Enterprises with 2,000-plus servers could save up to 84 per cent in various network monitoring and management costs over three years by by using Pensando SmartNIC server offload chips.
This is the headline finding of an Enterprise Strategy Group Economic Validation report, published yesterday: “ESG’s analysis found that Pensando’s scale-out software-defined services approach enabled organisations to centralise management, simplify administration, and optimise performance.”
“Carriers and CSPs have embraced a ‘scale-out’ approach, which enables services to be run on homogeneous, industry-standard server hardware,” ESG adds. “The challenge is that spinning up network or security functions on the generic servers employed by carriers and CSPs burns CPU resources and is generally less efficient and performant than specialty hardware.”
Pensando, a California startup, has built the Arm-powered Naples DSC (Distributed Services Card) which connects to a host server across a PCIe interface. The card offloads and accelerates networking, storage and management tasks from its host server, freeing up the host CPU to run application workloads instead of infrastructure-focused tasks.

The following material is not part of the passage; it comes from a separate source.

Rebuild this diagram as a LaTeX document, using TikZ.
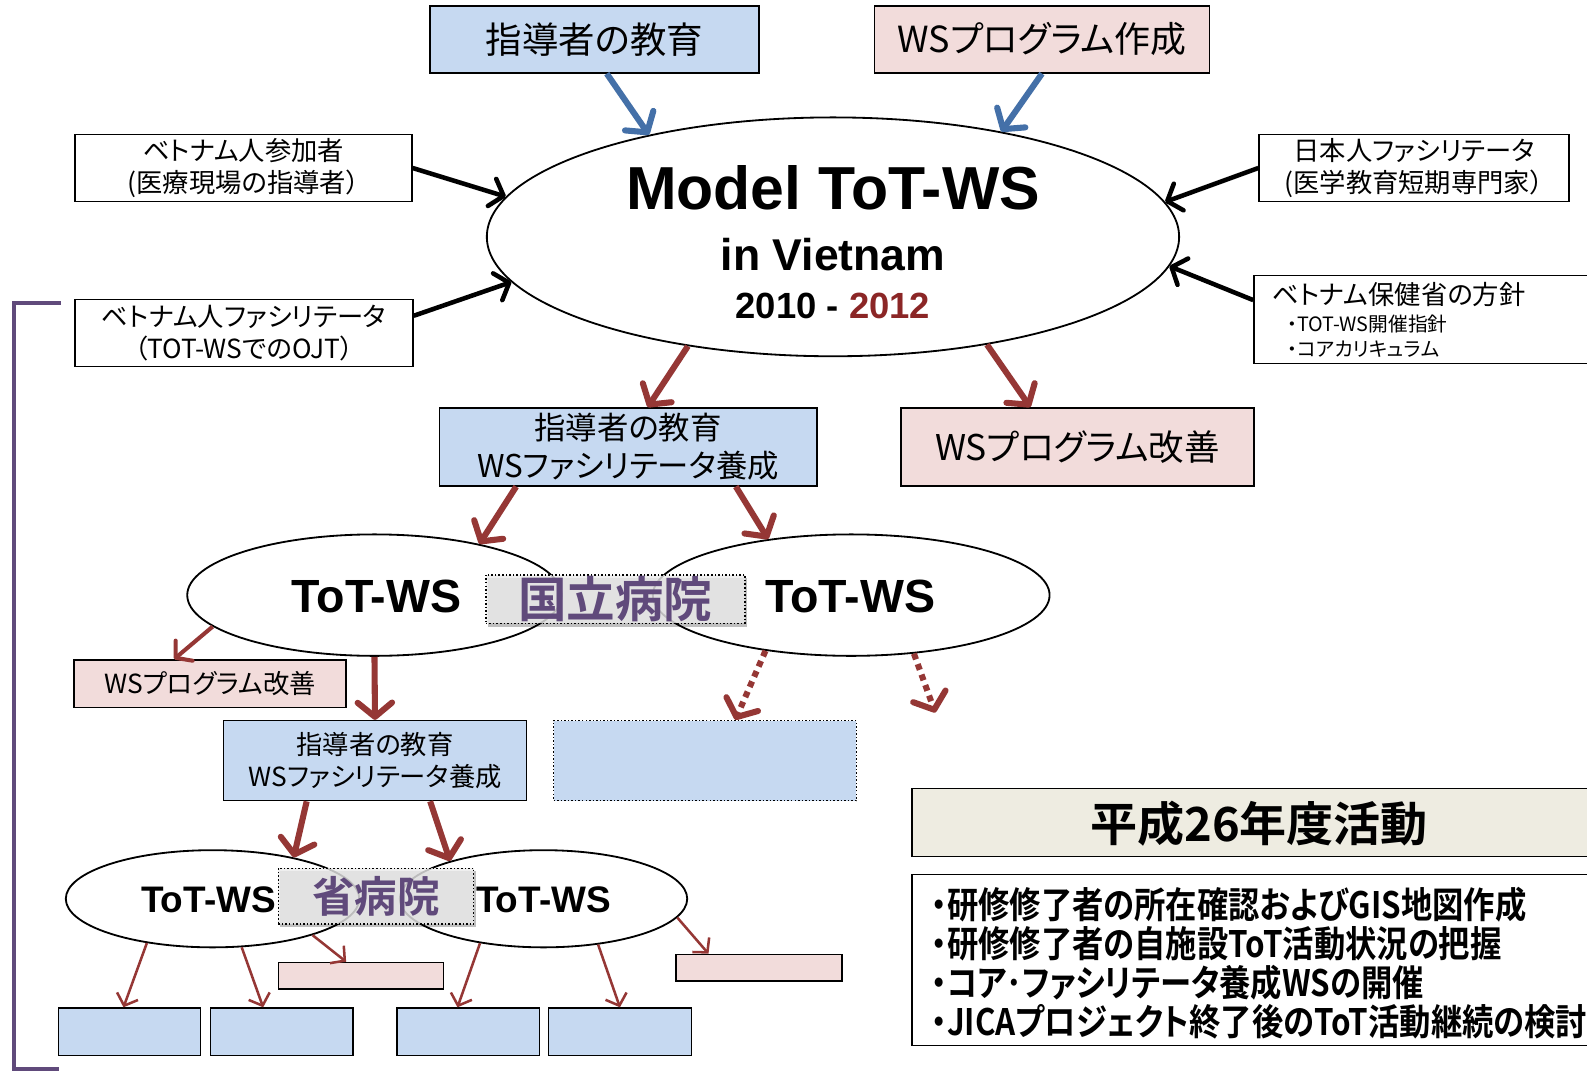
\documentclass[tikz,border=0pt]{standalone}
\usepackage{fontspec}
\setmainfont{Liberation Sans}
\newfontfamily\jp{Noto Sans CJK JP}[RawFeature=+palt,BoldFont={Noto Sans CJK JP Bold}]
\newfontfamily\jpc{Noto Sans CJK JP Bold}[RawFeature=+palt,FakeStretch=0.86]
\usetikzlibrary{arrows.meta,shapes.geometric,shadows}
\definecolor{boxblue}{HTML}{C6D9F1}
\definecolor{boxpink}{HTML}{F2DCDB}
\definecolor{actbg}{HTML}{EEECE1}
\definecolor{arrred}{HTML}{953735}
\definecolor{arrblue}{HTML}{4470A8}
\definecolor{purp}{HTML}{604A7B}
\definecolor{yearred}{HTML}{8B2626}
\newcommand\fsz[2]{\fontsize{#1}{#2}\selectfont}
\tikzset{
  box/.style={draw=black, line width=1.5pt, inner sep=0pt, align=center},
  bbox/.style={box, fill=boxblue},
  pbox/.style={box, fill=boxpink},
  wbox/.style={box, fill=white},
  oval/.style={ellipse, draw=black, line width=1.8pt, inner sep=0pt},
  gbox/.style={draw=black, dotted, line width=1.5pt, fill=black!8, fill opacity=0.8, text opacity=1, inner sep=0pt,
     drop shadow={shadow xshift=2pt, shadow yshift=-3pt, opacity=0.25, fill=black}, text=purp},
  redbig/.style={draw=arrred, line width=6pt, -{Straight Barb[length=14pt,width=34pt,round]}},
  reddot/.style={redbig, dash pattern=on 6pt off 5pt},
  redmid/.style={draw=arrred, line width=4pt, -{Straight Barb[length=11pt,width=26pt,round]}},
  redthin/.style={draw=arrred, line width=2.5pt, -{Straight Barb[length=10pt,width=22pt]}},
  bluebig/.style={draw=arrblue, line width=6pt, -{Straight Barb[length=14pt,width=34pt,round]}},
  blackarr/.style={draw=black, line width=4.5pt, -{Straight Barb[length=12pt,width=28pt,round]}},
  bracket/.style={draw=purp, line width=4pt},
}
\begin{document}
\begin{tikzpicture}[x=1pt,y=-1pt]
\useasboundingbox (0,0) rectangle (1568,1059.2);
\clip (0,0) rectangle (1568,1059.2);
\fill[white] (0,0) rectangle (1568,1059.2);

% top boxes
\node[bbox, minimum width=325pt, minimum height=66pt, font=\jp\fsz{36}{40}] (t1) at (587.5,39) {指導者の教育};
\node[pbox, minimum width=331pt, minimum height=66pt, font=\jp\fsz{35.5}{40}] (t2) at (1029.5,39) {WSプログラム作成};

% central ellipse
\node[oval, minimum width=684pt, minimum height=236pt] (E) at (823,234) {};
\node[font=\fsz{60}{60}\bfseries] (m1) at (823,186) {Model ToT-WS};
\node[font=\fsz{44}{44}\bfseries] (m2) at (823,252) {in Vietnam};
\node[font=\fsz{36}{36}\bfseries] (m3) at (823,302) {2010 - {\color{yearred}2012}};

% side boxes
\node[wbox, minimum width=333pt, minimum height=66pt, font=\jp\fsz{26}{32}] (b1) at (240.5,166) {ベトナム人参加者\\(医療現場の指導者）};
\node[wbox, minimum width=334pt, minimum height=66pt, font=\jp\fsz{26}{32}] (b2) at (241,329) {ベトナム人ファシリテータ\\（TOT-WSでのOJT）};
\node[wbox, minimum width=306pt, minimum height=66pt, font=\jp\fsz{26}{32}] (b3) at (1397,166) {日本人ファシリテータ\\(医学教育短期専門家）};
\node[wbox, minimum width=360pt, minimum height=87pt] (b4) at (1419,315.5) {};
\node[anchor=west, inner sep=0pt, font=\jp\fsz{26}{30}] (b4a) at (1257,291) {ベトナム保健省の方針};
\node[anchor=west, inner sep=0pt, font=\jp\fsz{19.5}{22}] (b4b) at (1272,320) {・TOT-WS開催指針};
\node[anchor=west, inner sep=0pt, font=\jp\fsz{19.5}{22}] (b4c) at (1272,345) {・コアカリキュラム};

% arrows into central ellipse
\draw[bluebig] ([xshift=12pt]t1.south) -- (E.151);
\draw[bluebig] (t2.south) -- (E.32);
\draw[blackarr] (b1.east) -- (E.173);
\draw[blackarr] ([yshift=17pt]b2.east) -- (E.188);
\draw[blackarr] (b3.west) -- (E.6);
\draw[blackarr] ([yshift=19pt]b4.west) -- (E.355);

% second level
\node[bbox, minimum width=373pt, minimum height=77pt, font=\jp\fsz{31}{37}] (mb) at (620.5,441.5) {指導者の教育\\WSファシリテータ養成};
\node[pbox, minimum width=349pt, minimum height=77pt, font=\jp\fsz{35}{40}] (mp) at (1064.5,441.5) {WSプログラム改善};
\draw[redbig] (E.217) -- ([xshift=19.5pt]mb.north);
\draw[redbig] (E.325) -- ([xshift=-46.5pt]mp.north);

% national hospital ToT-WS
\node[oval, minimum width=370pt, minimum height=120pt] (L) at (370,588) {};
\node[oval, minimum width=392pt, minimum height=120pt] (R) at (841,588) {};
\node[font=\fsz{46}{46}\bfseries] (Lt) at (372,589) {ToT-WS};
\node[font=\fsz{46}{46}\bfseries] (Rt) at (840,589) {ToT-WS};
\node[gbox, minimum width=256pt, minimum height=48pt, font=\jp\bfseries\fsz{48}{50}] (G1) at (608,592) {国立病院};
\draw[redbig] ([xshift=-110.5pt]mb.south) -- (L.26);
\draw[redbig] ([xshift=106.5pt]mb.south) -- (R.146);

% third level
\node[pbox, minimum width=269pt, minimum height=47pt, font=\jp\fsz{26}{30}] (sp1) at (207.5,675.5) {WSプログラム改善};
\node[bbox, minimum width=299pt, minimum height=79pt, font=\jp\fsz{26}{31}] (mb2) at (370.5,751.5) {指導者の教育\\WSファシリテータ養成};
\node[bbox, draw=black, dotted, minimum width=299pt, minimum height=79pt] (db) at (696.5,751.5) {};
\coordinate (dend) at (924,704);
\draw[redmid] (L.191) -- ([xshift=-35.5pt]sp1.north);
\draw[redbig] (L.south) -- (mb2.north);
\draw[reddot] (R.213) -- ([xshift=30pt]db.north);
\draw[reddot] (R.317) -- (dend);

% provincial hospital ToT-WS
\node[oval, minimum width=290pt, minimum height=96pt] (LL) at (210,888) {};
\node[oval, minimum width=284pt, minimum height=96pt] (LR) at (537,888) {};
\node[font=\fsz{36.5}{36}\bfseries] (LLt) at (206,889) {ToT-WS};
\node[font=\fsz{36.5}{36}\bfseries] (LRt) at (537,889) {ToT-WS};
\node[gbox, minimum width=193pt, minimum height=55pt, font=\jp\bfseries\fsz{42}{44}] (G2) at (371.5,885.5) {省病院};
\draw[redbig] ([xshift=-67.5pt]mb2.south) -- (LL.27);
\draw[redbig] ([xshift=54.5pt]mb2.south) -- (LR.158);

% bottom boxes
\node[pbox, minimum width=163pt, minimum height=26pt] (sp2) at (356.5,964) {};
\node[pbox, minimum width=164pt, minimum height=26pt] (sp3) at (750,956) {};
\node[bbox, minimum width=140pt, minimum height=47pt] (bb1) at (128,1019.5) {};
\node[bbox, minimum width=141pt, minimum height=47pt] (bb2) at (278.5,1019.5) {};
\node[bbox, minimum width=141pt, minimum height=47pt] (bb3) at (462.5,1019.5) {};
\node[bbox, minimum width=141pt, minimum height=47pt] (bb4) at (612.5,1019.5) {};
\draw[redthin] (LL.214) -- ([xshift=-6pt]bb1.north);
\draw[redthin] (LL.301) -- ([xshift=-18.5pt]bb2.north);
\draw[redthin] (LL.340) -- ([xshift=-14.5pt]sp2.north);
\draw[redthin] (LR.215) -- ([xshift=-10.5pt]bb3.north);
\draw[redthin] (LR.320) -- (bb4.north);
\draw[redthin] (LR.352) -- ([xshift=-50pt]sp3.north);

% purple bracket
\coordinate (k1) at (60,299);
\coordinate (k2) at (14,299);
\coordinate (k3) at (14,1056);
\coordinate (k4) at (58,1056);
\draw[bracket] (k1) -- (k2) -- (k3) -- (k4);

% activities
\node[box, fill=actbg, minimum width=699pt, minimum height=67pt] (act) at (1250.5,812.5) {};
\node[font=\jp\bfseries\fsz{46.5}{50}] (actt) at (1244,814) {平成26年度活動};
\node[wbox, minimum width=699pt, minimum height=169pt] (lst) at (1250.5,948.5) {};
\node[anchor=west, align=left, inner sep=0pt, font=\jpc\fsz{36}{38.5}] (lstt) at (920,951.5) {・研修修了者の所在確認およびGIS地図作成\\・研修修了者の自施設ToT活動状況の把握\\・コア･ファシリテータ養成WSの開催\\・JICAプロジェクト終了後のToT活動継続の検討};
\end{tikzpicture}
\end{document}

Pensando’s DSC card replaces speciality hardware appliances. Infrastructure services such as security, encryption, flow-based packet telemetry, and fabric storage services are deployed on the DSC at every server. Pensando provides Policy and Services Manager (PSM) software to carry out centralised management. PSM collects events, logs, and metrics from the installed DSCs to speed troubleshooting.
Costs and savings
In its report, ESG notes: ”While at first glance it might seem expensive to implement Pensando hardware and software into each data centre server ESG’s modelled scenarios demonstrate significant savings for both traditional enterprises and cloud service providers.”

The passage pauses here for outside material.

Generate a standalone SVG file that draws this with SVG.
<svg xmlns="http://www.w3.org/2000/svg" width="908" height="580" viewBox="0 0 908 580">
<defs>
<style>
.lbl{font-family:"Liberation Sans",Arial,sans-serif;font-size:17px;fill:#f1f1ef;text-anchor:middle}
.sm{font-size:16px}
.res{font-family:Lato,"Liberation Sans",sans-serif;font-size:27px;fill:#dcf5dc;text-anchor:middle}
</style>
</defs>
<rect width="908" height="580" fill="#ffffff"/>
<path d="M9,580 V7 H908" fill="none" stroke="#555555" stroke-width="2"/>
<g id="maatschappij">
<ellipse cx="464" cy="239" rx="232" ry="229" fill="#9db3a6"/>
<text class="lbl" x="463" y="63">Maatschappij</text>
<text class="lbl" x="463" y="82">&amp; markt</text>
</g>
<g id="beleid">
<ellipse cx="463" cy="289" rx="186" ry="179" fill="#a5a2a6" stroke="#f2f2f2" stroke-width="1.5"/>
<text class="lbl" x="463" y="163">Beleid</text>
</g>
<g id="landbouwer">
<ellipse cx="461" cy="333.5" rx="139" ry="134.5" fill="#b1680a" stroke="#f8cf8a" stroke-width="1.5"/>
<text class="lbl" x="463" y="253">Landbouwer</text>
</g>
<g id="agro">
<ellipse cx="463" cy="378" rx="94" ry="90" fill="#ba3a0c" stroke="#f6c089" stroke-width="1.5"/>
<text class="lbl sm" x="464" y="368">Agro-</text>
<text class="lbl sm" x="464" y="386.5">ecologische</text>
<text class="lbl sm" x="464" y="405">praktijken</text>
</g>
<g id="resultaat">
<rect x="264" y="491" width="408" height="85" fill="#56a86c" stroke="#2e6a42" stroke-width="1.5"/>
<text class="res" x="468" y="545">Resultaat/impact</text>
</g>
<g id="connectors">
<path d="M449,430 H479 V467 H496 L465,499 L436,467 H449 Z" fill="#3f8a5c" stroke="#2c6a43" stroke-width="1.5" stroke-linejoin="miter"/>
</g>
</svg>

In other words the performance and related savings per server are not enough at a server level to justify the Pensando card cost. But the total cost of ownership savings across large fleets of servers, 2,000 and upwards in ESG’s scenarios, over three years make the expense of buying Pensando cards worthwhile.
The ESG researchers modelled two scenarios, an enterprise data centre with 2,000 servers each fitted with a DSC card, and a cloud services provider with 20,000 similarly equipped servers.

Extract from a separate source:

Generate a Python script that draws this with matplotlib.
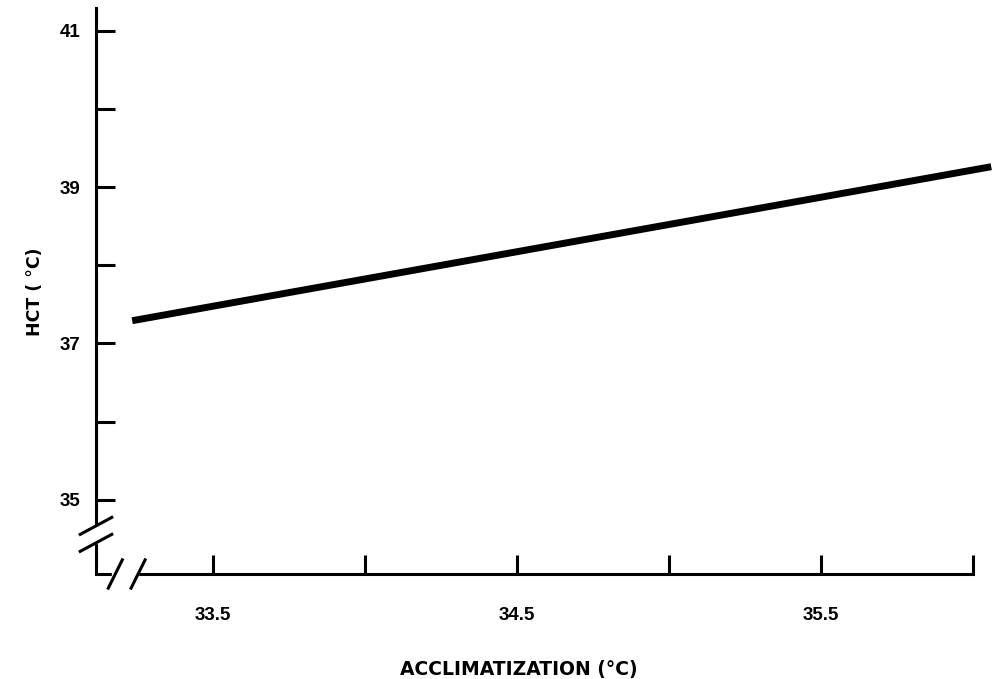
import numpy as np
import matplotlib.pyplot as plt

plt.rcParams['font.family'] = ['Liberation Sans', 'DejaVu Sans']

# regression line HCT vs acclimatization temperature (end points)
accl = [33.235, 36.06]
hct = [37.29, 39.26]

xticks = [33.5, 34.0, 34.5, 35.0, 35.5, 36.0]
xlabels = ['33.5', '', '34.5', '', '35.5', '']
yticks = [35, 36, 37, 38, 39, 40, 41]
ylabels = ['35', '', '37', '', '39', '', '41']

fig = plt.figure(figsize=(9.92, 6.79), dpi=100)
ax = fig.add_axes([96 / 992, 105 / 679, 877 / 992, 566 / 679])
ax.set_xlim(33.116, 36.0)
ax.set_ylim(34.05, 41.29)

ax.plot(accl, hct, color='black', lw=5, solid_capstyle='butt', clip_on=False)

for s in ['top', 'right']:
    ax.spines[s].set_visible(False)
ax.spines['left'].set_linewidth(2.2)
ax.spines['bottom'].set_linewidth(2.2)

ax.set_xticks(xticks)
ax.set_xticklabels(xlabels, fontsize=13.5, fontweight='bold')
ax.set_yticks(yticks)
ax.set_yticklabels(ylabels, fontsize=13.5, fontweight='bold')
ax.tick_params(axis='both', direction='in', length=14, width=2.2)
ax.tick_params(axis='x', pad=24)
ax.tick_params(axis='y', pad=11)

# axis breaks
tr = ax.transAxes
ax.add_patch(plt.Rectangle((-0.01, 0.055), 0.02, 0.03, transform=tr,
                           color='white', clip_on=False, zorder=3))
ax.add_patch(plt.Rectangle((0.018, -0.02), 0.03, 0.04, transform=tr,
                           color='white', clip_on=False, zorder=3))
for dy in [0.055, 0.085]:
    ax.plot([-0.018, 0.018], [dy - 0.015, dy + 0.015], transform=tr,
            color='black', lw=2.2, clip_on=False, zorder=4)
for dx in [0.022, 0.048]:
    ax.plot([dx - 0.008, dx + 0.008], [-0.025, 0.025], transform=tr,
            color='black', lw=2.2, clip_on=False, zorder=4)

fig.text(35 / 992, 1 - 292 / 679, 'HCT ( °C)', rotation=90,
         ha='center', va='center', fontsize=12.5, fontweight='bold',
         family='DejaVu Sans')
fig.text(519 / 992, 1 - 669 / 679, 'ACCLIMATIZATION (°C)',
         ha='center', va='center', fontsize=13.5, fontweight='bold',
         family='DejaVu Sans')

fig.savefig('out.png', dpi=100)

ESG calculated the costs of network adapters and monitoring appliances, east-west firewalls, load balancers, micro-segmentation nodes, and their associated license fees and operational expenditures (Opex). These were summed over three years and compared with the same servers fitted with Pensando DSCs and services software.
In the enterprise model and over three years, ESG’s model predicts a total three-year savings of $16,180,092, or 84 per cent. In the cloud services provider model ESG’s model predicts total three-year savings of $104,456,894, or 64 per cent. These are large numbers and suggest that enterprises and CSP with a thousand-plus servers might be well-advised to look at the costs and benefits of using Pensando DSCs in their data centres.